A language arts teacher at Henson, Tonnessen inspires her students to be lifelong learners, the release states. She prepares students for college and careers through her work with Advancement Via Individual Determination (AVID) and motivates Henson kids to learn chess and help the community. A 20-year teaching veteran, Tonnessen shares her love of learning with her students. “She regularly attends professional development opportunities with the desire to improve her teaching by always being open to learning,” Christina Caballero, Henson’s principal, wrote in a nomination letter. Tonnessen gives her time and talents by leading in many school opportunities and coaches the school’s chess club, which has more than 40 student members. She co-sponsors Henson’s student government association, a group that has raised money for the Make-a-Wish Foundation, Fairy Godmothers and the Southern Maryland Food Bank. Tonnessen, who creates awareness of journalism and broadcasting through her work with the school’s CNN club, gives students the opportunity to analyze news broadcasts in order to explore the structure and newsworthiness of events. They go on to investigate, write and broadcast reports on Henson’s weekly news show. Tonnessen is open to new ways to improve her teaching, including using technology in the classroom. “She believes that as educators we must never stop learning,” Caballero wrote. “She believes it is possible to find a way to connect to ever y student.”

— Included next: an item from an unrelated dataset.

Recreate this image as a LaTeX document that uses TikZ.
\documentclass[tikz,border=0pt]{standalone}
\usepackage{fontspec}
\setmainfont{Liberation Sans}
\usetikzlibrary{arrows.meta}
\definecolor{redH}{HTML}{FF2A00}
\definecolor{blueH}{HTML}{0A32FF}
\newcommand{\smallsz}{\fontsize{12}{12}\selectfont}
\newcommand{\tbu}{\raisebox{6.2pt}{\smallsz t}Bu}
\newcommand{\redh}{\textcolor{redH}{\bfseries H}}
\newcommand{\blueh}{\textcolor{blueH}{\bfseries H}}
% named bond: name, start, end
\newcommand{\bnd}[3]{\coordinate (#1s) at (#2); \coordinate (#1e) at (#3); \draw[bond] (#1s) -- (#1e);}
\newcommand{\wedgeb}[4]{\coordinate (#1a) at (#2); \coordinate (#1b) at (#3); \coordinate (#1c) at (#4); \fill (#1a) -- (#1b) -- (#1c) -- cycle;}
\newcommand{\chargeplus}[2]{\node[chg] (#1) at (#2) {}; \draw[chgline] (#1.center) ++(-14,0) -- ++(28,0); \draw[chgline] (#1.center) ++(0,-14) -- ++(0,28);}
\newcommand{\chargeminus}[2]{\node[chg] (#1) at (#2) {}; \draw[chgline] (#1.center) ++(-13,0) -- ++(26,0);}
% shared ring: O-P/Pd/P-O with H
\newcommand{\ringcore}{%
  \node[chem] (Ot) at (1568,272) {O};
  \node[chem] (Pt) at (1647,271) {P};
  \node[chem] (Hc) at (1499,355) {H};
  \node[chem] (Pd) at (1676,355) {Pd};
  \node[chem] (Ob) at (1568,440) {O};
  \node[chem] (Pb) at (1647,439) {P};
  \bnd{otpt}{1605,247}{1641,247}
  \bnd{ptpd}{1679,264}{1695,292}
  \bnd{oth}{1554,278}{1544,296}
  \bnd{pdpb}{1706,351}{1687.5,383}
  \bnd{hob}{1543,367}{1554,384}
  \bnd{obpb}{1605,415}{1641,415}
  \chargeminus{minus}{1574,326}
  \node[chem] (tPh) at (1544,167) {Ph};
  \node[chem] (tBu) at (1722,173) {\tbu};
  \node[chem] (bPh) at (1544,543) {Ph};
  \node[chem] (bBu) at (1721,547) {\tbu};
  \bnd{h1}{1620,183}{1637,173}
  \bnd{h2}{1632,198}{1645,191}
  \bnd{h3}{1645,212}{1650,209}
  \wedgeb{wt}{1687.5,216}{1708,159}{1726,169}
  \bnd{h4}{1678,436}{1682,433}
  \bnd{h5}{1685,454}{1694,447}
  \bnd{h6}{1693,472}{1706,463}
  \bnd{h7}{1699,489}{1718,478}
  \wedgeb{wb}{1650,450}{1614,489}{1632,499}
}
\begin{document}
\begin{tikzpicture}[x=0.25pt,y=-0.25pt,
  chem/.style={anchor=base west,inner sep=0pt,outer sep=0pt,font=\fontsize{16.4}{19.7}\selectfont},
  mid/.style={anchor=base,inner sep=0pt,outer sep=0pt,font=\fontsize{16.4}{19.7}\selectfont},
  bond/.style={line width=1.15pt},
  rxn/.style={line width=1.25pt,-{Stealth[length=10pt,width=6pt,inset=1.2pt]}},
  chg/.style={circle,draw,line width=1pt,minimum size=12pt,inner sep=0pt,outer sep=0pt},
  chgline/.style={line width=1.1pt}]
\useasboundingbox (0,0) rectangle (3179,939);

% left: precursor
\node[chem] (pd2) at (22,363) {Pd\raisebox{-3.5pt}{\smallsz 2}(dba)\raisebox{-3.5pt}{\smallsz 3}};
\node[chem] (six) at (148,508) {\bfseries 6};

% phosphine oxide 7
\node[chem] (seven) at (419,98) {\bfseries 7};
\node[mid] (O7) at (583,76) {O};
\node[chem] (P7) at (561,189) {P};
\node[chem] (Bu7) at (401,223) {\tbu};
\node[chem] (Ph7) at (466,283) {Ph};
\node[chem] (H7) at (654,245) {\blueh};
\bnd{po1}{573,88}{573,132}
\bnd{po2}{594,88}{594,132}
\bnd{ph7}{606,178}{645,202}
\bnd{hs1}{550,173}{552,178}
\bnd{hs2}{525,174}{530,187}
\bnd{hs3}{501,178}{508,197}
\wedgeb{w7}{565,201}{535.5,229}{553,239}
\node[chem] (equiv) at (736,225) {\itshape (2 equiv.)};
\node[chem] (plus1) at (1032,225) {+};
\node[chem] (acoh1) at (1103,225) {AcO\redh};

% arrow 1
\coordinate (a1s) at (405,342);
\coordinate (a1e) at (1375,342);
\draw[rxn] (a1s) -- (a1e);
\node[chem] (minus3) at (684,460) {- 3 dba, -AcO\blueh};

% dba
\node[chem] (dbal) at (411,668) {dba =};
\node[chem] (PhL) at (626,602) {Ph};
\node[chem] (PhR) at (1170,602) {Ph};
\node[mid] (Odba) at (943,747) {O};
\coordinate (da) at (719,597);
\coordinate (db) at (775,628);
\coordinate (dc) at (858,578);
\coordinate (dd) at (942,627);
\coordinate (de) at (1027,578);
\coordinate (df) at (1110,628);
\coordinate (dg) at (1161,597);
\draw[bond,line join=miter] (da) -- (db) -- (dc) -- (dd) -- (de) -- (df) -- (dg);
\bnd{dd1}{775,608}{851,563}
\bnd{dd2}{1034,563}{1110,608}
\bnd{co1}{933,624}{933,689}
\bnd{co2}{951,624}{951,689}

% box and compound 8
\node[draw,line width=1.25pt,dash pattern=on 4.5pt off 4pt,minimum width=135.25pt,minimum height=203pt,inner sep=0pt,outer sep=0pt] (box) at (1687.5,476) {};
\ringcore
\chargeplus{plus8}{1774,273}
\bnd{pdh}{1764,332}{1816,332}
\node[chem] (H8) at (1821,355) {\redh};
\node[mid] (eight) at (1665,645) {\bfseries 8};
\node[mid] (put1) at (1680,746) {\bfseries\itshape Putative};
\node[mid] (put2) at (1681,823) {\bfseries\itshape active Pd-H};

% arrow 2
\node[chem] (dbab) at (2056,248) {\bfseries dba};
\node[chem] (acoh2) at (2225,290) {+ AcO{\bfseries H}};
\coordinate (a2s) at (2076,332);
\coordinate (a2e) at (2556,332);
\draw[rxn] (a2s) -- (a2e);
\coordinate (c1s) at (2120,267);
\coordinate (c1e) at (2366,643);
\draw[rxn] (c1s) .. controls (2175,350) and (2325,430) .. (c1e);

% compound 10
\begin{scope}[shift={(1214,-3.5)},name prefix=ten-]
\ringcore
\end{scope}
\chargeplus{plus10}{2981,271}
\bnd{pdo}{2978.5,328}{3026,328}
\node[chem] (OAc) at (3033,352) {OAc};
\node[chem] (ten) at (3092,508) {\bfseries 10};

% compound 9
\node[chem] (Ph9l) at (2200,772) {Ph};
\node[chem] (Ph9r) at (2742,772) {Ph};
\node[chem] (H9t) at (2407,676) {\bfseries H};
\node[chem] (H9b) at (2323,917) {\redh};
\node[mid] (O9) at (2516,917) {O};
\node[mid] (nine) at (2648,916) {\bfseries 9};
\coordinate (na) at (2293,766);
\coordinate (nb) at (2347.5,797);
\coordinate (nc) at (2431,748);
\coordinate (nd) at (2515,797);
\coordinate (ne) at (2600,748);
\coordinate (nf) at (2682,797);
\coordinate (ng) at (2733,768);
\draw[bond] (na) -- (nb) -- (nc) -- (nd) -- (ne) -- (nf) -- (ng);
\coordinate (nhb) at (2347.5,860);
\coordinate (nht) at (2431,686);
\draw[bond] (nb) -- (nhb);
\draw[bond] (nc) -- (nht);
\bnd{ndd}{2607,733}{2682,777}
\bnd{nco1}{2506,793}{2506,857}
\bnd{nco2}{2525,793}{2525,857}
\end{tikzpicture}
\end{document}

VanDyke is a lifelong learner who is the coordinator of alternative programs at the Stethem Center. Overseeing the day-today operations of evening high school and the Virtual Academy, VanDyke works with students, parents and staff throughout the county to provide alternative educational opportunities for students, Stethem’s Principal Evelyn Arnold wrote in a nomination letter. “Her responsibilities include — but are not limited to — keeping parents informed of student progress and attendance, training staff and students on the use of APEX software, and being an integral part of the team that reviews applications for students applying to these programs,” Arnold wrote.
Each month, the Board honors several outstanding staff members.
SUBMITTED PHOTO The Board of Education honored six Charles County Public Schools employees during its February meeting for their dedication and commitment to teaching and learning, and for making a difference in the lives of students. Pictured from left are Joy Fisher, an instructional assistant at William B. Wade Elementary School; Tiffany VanDyke, the coordinator of alternative programs at the Robert D. Stethem Educational Center; Heather Tonnessen, a language arts teacher at Matthew Henson Middle School; Diane Smith, a media instructional assistant at Dr. Samuel A. Mudd Elementary School; Jennifer Brown, an art teacher at Daniel of St. Thomas Jenifer Elementary School; and Robin Riddick, a first-grade teacher at Arthur Middleton Elementary School.